Consumer Electronics Association president/CEO Gary Shapiro urged broadcasters at the National Association of Broadcasters Convention to put more energy behind HDTV broadcasts and less energy into "technological mirages" like multicasting.
However, less than two days later, 12 TV station groups turned their back on Shapiro's request and agreed to work on multicasting systems similar to one currently offered by Salt Lake City-based USDTV.
Jeff Smulyan, the CEO of the EMMIS TV station group, is leading the broadcast effort. The plan calls for broadcasters to pool their digital spectrum and provide a wireless cable channel offering with local HD signals, plus 30 to 50 SD channels. Subscribers would pay about $25 a month and purchase a set-top box and antenna to receive the signals.
The key is the use of next-generation Advanced Video Compression systems like Microsoft's Windows Media 9 and MPEG-4 Part 10, which has twice the efficiency of MPEG-2 compression. The use of AVC would allow for four to six channels to fit in about 6Mbps, or one-third of the available digital signal.

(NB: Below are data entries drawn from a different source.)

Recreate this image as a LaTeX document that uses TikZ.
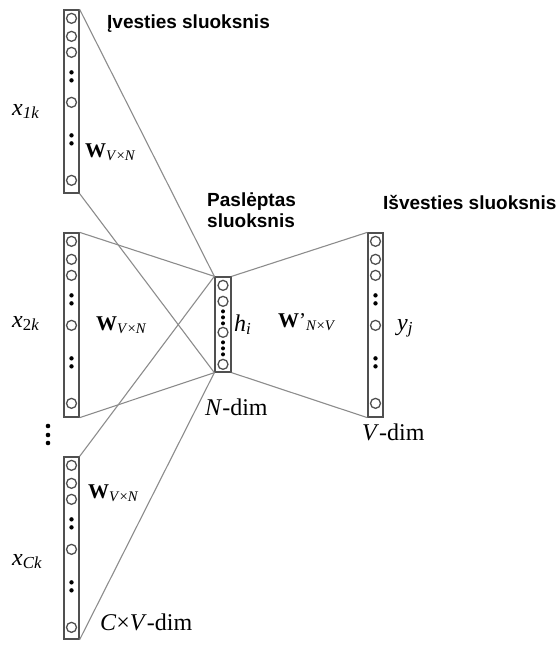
\documentclass[tikz,border=0pt]{standalone}
\usepackage{fontspec}
\setmainfont{Liberation Serif}
\newfontfamily\labelfont{Liberation Sans}
\usetikzlibrary{calc}
\definecolor{wvframe}{HTML}{505050}
\definecolor{wvline}{HTML}{8C8C8C}

\begin{document}
\begin{tikzpicture}[x=1pt, y=-1pt,
    layer/.style={draw=wvframe, line width=1.3pt, minimum width=15pt, inner sep=0pt},
    unit/.style={draw=wvframe, line width=1.3pt},
    conn/.style={draw=wvline, line width=1.1pt},
    lbl/.style={font=\fontsize{24}{28}\selectfont, inner sep=0pt, anchor=base west},
    wlbl/.style={font=\fontsize{21}{24}\selectfont, inner sep=0pt, anchor=base west},
    title/.style={font=\labelfont\bfseries\fontsize{19}{21}\selectfont,
                  inner sep=0pt, anchor=base west, align=left}
  ]
    \useasboundingbox (0,0) rectangle (560,646);

    % Layers
    \node[layer, minimum height=183pt] (in1) at (71.5, 101.5) {};
    \node[layer, minimum height=184pt] (in2) at (71.5, 325) {};
    \node[layer, minimum height=182pt] (inC) at (71.5, 548) {};
    \node[layer, minimum height=95pt, minimum width=16pt] (hid) at (223, 324.5) {};
    \node[layer, minimum height=184pt] (out) at (375.5, 325) {};

    % Units
    \foreach \l in {in1, in2, inC, out} {
      \foreach \dy in {9, 27, 43, 93, 171}
        \draw[unit] ($(\l.north)+(0,\dy)$) circle (5pt);
      \foreach \dy in {63, 71, 126, 134}
        \fill ($(\l.north)+(0,\dy)$) circle (2.2pt);
    }
    \foreach \dy in {9, 25, 56, 88}
      \draw[unit] ($(hid.north)+(0,\dy)$) circle (5pt);
    \foreach \dy in {35, 41, 47, 66, 72, 78}
      \fill ($(hid.north)+(0,\dy)$) circle (2pt);
    \foreach \yy in {426, 435, 443}
      \fill (48, \yy) circle (2.3pt);

    % Weights
    \draw[conn] (in1.north east) -- (hid.north west);
    \draw[conn] (in1.south east) -- (hid.south west);
    \draw[conn] (in2.north east) -- (hid.north west);
    \draw[conn] (in2.south east) -- (hid.south west);
    \draw[conn] (inC.north east) -- (hid.north west);
    \draw[conn] (inC.south east) -- (hid.south west);
    \draw[conn] (hid.north east) -- (out.north west);
    \draw[conn] (hid.south east) -- (out.south west);

    % Labels
    \node[title] (tin) at (107, 28) {Įvesties sluoksnis};
    \node[title] (thid) at (207, 227) {Paslėptas\\sluoksnis};
    \node[title] (tout) at (383, 209) {Išvesties sluoksnis};

    \node[lbl] (x1) at (12, 115) {\textit{x}\textsubscript{\textit{1k}}};
    \node[lbl] (x2) at (12, 327) {\textit{x}\textsubscript{2\textit{k}}};
    \node[lbl] (xC) at (12, 565) {\textit{x}\textsubscript{\textit{Ck}}};
    \node[wlbl] (w1) at (85, 157) {\textbf{W}\textsubscript{\textit{V}×\textit{N}}};
    \node[wlbl] (w2) at (96, 330) {\textbf{W}\textsubscript{\textit{V}×\textit{N}}};
    \node[wlbl] (wC) at (88, 498) {\textbf{W}\textsubscript{\textit{V}×\textit{N}}};
    \node[wlbl] (wout) at (278, 327) {\textbf{W}'\textsubscript{\textit{N}×\textit{V}}};
    \node[lbl] (hi) at (234, 331) {\textit{h}\textsubscript{\textit{i}}};
    \node[lbl] (yj) at (397, 330) {\textit{y}\textsubscript{\textit{j}}};
    \node[lbl] (cvdim) at (100, 630) {\textit{C}×\textit{V}-dim};
    \node[lbl] (ndim) at (205, 415) {\textit{N}-dim};
    \node[lbl] (vdim) at (362, 440) {\textit{V}-dim};
  \end{tikzpicture}
\end{document}
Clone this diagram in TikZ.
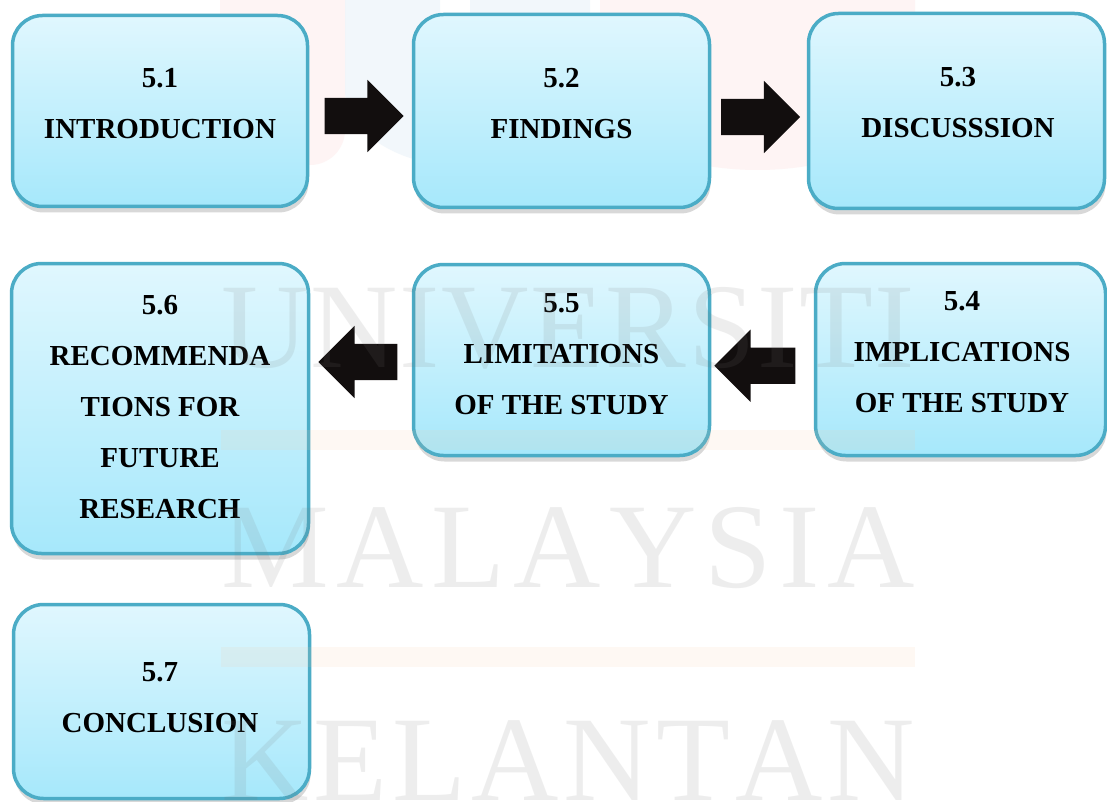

Smulyan and others don't believe that the consumer electronics industry should be concerned about multicasting impinging on the quality of the HD signal.
While the show floor itself was focused heavily on expensive HDTV production equipment, there were a couple of low-end movements as HD gear makers see a "prosumer" market waiting to be served. Most of the announcements concerned HDV cameras. Sony displayed a prototype of its HDV camcorder and also demonstrated editing capability: an important feature given that those willing to spend $3,000 for a camcorder will also be willing to spend money for an editing system.
Another pro product was Panasonic's P2 solid-state recording system that uses Flash-based memory, and an MPEG-based compact camcorder using P2 that will be available sometime next year.